Le pauvre monsieur déplore que tout le monde ait été blâmé, sauf les politiciens. Mais lui, ce monsieur Gagnon, où était-il, pendant les travaux de la commission? Sur une plage de Cuba? Pourquoi n’a-t-il pas fait appel à ses contacts pour venir témoigner devant la commission? S’il savait quelque chose de pertinent, il n’avait qu’à se faire voir au Journal de Montréal avant, ou même pendant les travaux de la commission, je suis convaincu que Pierre-Marc Johnson lui-même, ou encore l’un de ses proches collaborateurs, l’auraient contacté personnellement. Mais non, il attend que tout le monde soit rentré chez lui pour venir se plaindre à Mathieu Boivin, de Journal de Montréal. Et maintenant, qu’est-ce que Michel Gagnon croit que le gouvernement va faire, à partir de ces informations? Rouvrir une autre commission, à 6 millions$ de la « shot », pour l’écouter?

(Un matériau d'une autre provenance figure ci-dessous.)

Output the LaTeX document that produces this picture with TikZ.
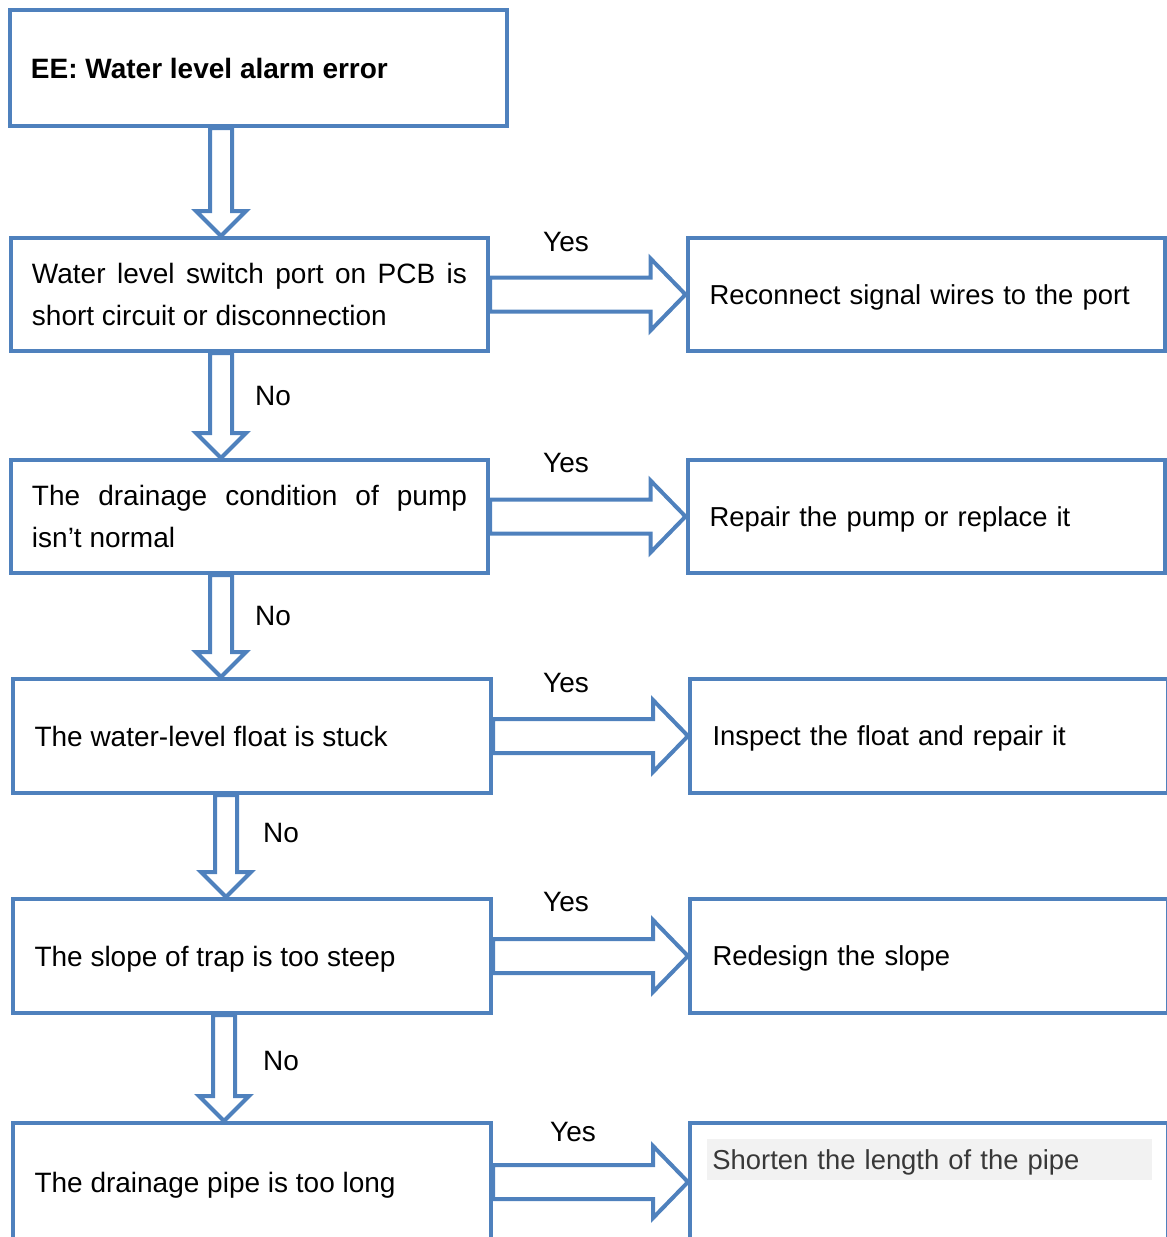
\documentclass[tikz,border=0pt]{standalone}
\usepackage{fontspec}
\setmainfont{Liberation Sans}
\usepackage{xcolor}
\usetikzlibrary{
    calc,
    positioning
}
\definecolor{flowblue}{HTML}{4F81BD}
\definecolor{notegray}{HTML}{F2F2F2}

\begin{document}
\begin{tikzpicture}[
    x=0.5pt, y=-0.5pt,
    font=\fontsize{14pt}{21pt}\selectfont,
    checkbox/.style={
        rectangle,
        draw=flowblue,
        line width=2pt,
        align=justify,
        text width=217.5pt,
        inner xsep=10.5pt,
        minimum width=238.5pt,
        minimum height=56.5pt,
        fill=white
    },
    fixbox/.style={
        rectangle,
        draw=flowblue,
        line width=2pt,
        align=left,
        font=\fontsize{13.7pt}{21pt}\selectfont,
        text width=216.5pt,
        text depth=0pt,
        inner xsep=11pt,
        minimum width=238.5pt,
        minimum height=56.5pt,
        fill=white
    },
    yesarrow/.style={
        draw=flowblue,
        line width=2pt,
        line join=miter,
        to path={
            let \p1=(\tikztostart), \p2=(\tikztotarget) in
            (\x1,\y1+8.5pt) -- (\x2-17.5pt,\y1+8.5pt) -- (\x2-17.5pt,\y1+18pt)
            -- (\x2,\y1) -- (\x2-17.5pt,\y1-18pt) -- (\x2-17.5pt,\y1-8.5pt)
            -- (\x1,\y1-8.5pt) -- cycle
        }
    },
    noarrow/.style={
        draw=flowblue,
        line width=2pt,
        line join=miter,
        to path={
            let \p1=(\tikztostart), \p2=(\tikztotarget) in
            (\x1+5.5pt,\y1) -- (\x1+5.5pt,\y2+12.5pt) -- (\x1+12.5pt,\y2+12.5pt)
            -- (\x1,\y2) -- (\x1-12.5pt,\y2+12.5pt) -- (\x1-5.5pt,\y2+12.5pt)
            -- (\x1-5.5pt,\y1) -- cycle
        }
    },
    answer/.style={
        inner sep=0pt,
        text=black
    }
]

\useasboundingbox (0,0) rectangle (1167,1237);
\clip (0,0) rectangle (1167,1237);

% =========================================================
% Fault and checks
% =========================================================
\node[checkbox, minimum width=248.5pt, minimum height=58pt, text width=227.5pt] (fault) at (258.5,68)
{\textbf{EE: Water level alarm error}};

\node[checkbox] (check1) at (249.5,294.5)
{Water level switch port on PCB is short circuit or disconnection};

\node[checkbox] (check2) at (249.5,516.5)
{The drainage condition of pump isn't normal};

\node[checkbox, minimum width=239pt, minimum height=57pt, text depth=0pt] (check3) at (252,736)
{The water-level float is stuck};

\node[checkbox, minimum width=239pt, minimum height=57pt, text depth=0pt] (check4) at (252,956)
{The slope of trap is too steep};

\node[checkbox, minimum width=239pt, minimum height=59pt, text depth=0pt] (check5) at (252,1182)
{The drainage pipe is too long};

% =========================================================
% Fixes
% =========================================================
\node[fixbox] (fix1) at (926,294.5)
{Reconnect signal wires to the port};

\node[fixbox] (fix2) at (926,516.5)
{Repair the pump or replace it};

\node[fixbox, minimum width=239pt, minimum height=57pt] (fix3) at (929,736)
{Inspect the float and repair it};

\node[fixbox, minimum width=239pt, minimum height=57pt] (fix4) at (929,956)
{Redesign the slope};

\node[fixbox, minimum width=239pt, minimum height=59pt] (fix5) at (929,1182) {};

\node[anchor=north west, fill=notegray, text=black!78, align=left,
      font=\fontsize{13.7pt}{21pt}\selectfont,
      text width=217.5pt, text depth=0pt, inner xsep=2.5pt, inner ysep=0pt,
      minimum height=20.5pt] (fix5text) at (707,1139)
{Shorten the length of the pipe};

% =========================================================
% Columns of the down arrows
% =========================================================
\coordinate (col1) at (221,0);
\coordinate (col2) at (221,0);
\coordinate (col3) at (221,0);
\coordinate (col4) at (226,0);
\coordinate (col5) at (224,0);

% =========================================================
% Down arrows
% =========================================================
\draw[noarrow] (fault.south -| col1) to (check1.north -| col1);
\draw[noarrow] (check1.south -| col2) to (check2.north -| col2);
\draw[noarrow] (check2.south -| col3) to (check3.north -| col3);
\draw[noarrow] (check3.south -| col4) to (check4.north -| col4);
\draw[noarrow] (check4.south -| col5) to (check5.north -| col5);

% =========================================================
% Yes arrows
% =========================================================
\draw[yesarrow] (check1.east) to (fix1.west);
\draw[yesarrow] (check2.east) to (fix2.west);
\draw[yesarrow] (check3.east) to (fix3.west);
\draw[yesarrow] (check4.east) to (fix4.west);
\draw[yesarrow] (check5.east) to (fix5.west);

% =========================================================
% Answers
% =========================================================
\node[answer] (yes1) at (566,242) {Yes};
\node[answer] (yes2) at (566,463) {Yes};
\node[answer] (yes3) at (566,683) {Yes};
\node[answer] (yes4) at (566,902) {Yes};
\node[answer] (yes5) at (573,1132) {Yes};

\node[answer] (no1) at (273,396) {No};
\node[answer] (no2) at (273,616) {No};
\node[answer] (no3) at (281,833) {No};
\node[answer] (no4) at (281,1061) {No};

\end{tikzpicture}
\end{document}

Quant à savoir pourquoi les politiciens s’en tirent toujours, il n’y a qu’à jeter un oeil sur l’affaire du scandale des commandites; trois ou quatre prête-nom sont derrière les barreaux, alors que Jean Chrétien continue à jouer au golf avec son cardiologue. Probablement avec des balles portant sa signature. Jean Charest avait déclaré, en 2003, que sa priorité première, c’est la santé. Son plan était de geler tous les autres ministères pour mettre de l’argent en santé. Et la population l’a élu. Le président de l’APIGQ s’attendait-il à des augmentations de budget? Tous les projets routiers ont été retardés d’une, ou de plusieurs années. Quant aux travaux d’entretien, le gouvernement Charest a fait la même chose que ses prédécesseurs depuis la grande purge de René Lévesque, c’est à dire couper et retarder.

Parlant de cela, je me demande combien d’ingénieurs travaillent à temps plein pour le gouvernement du Québec. Ne serait-ce pas une responsabilité que l’on pourrait très bien donner en sous-traitance?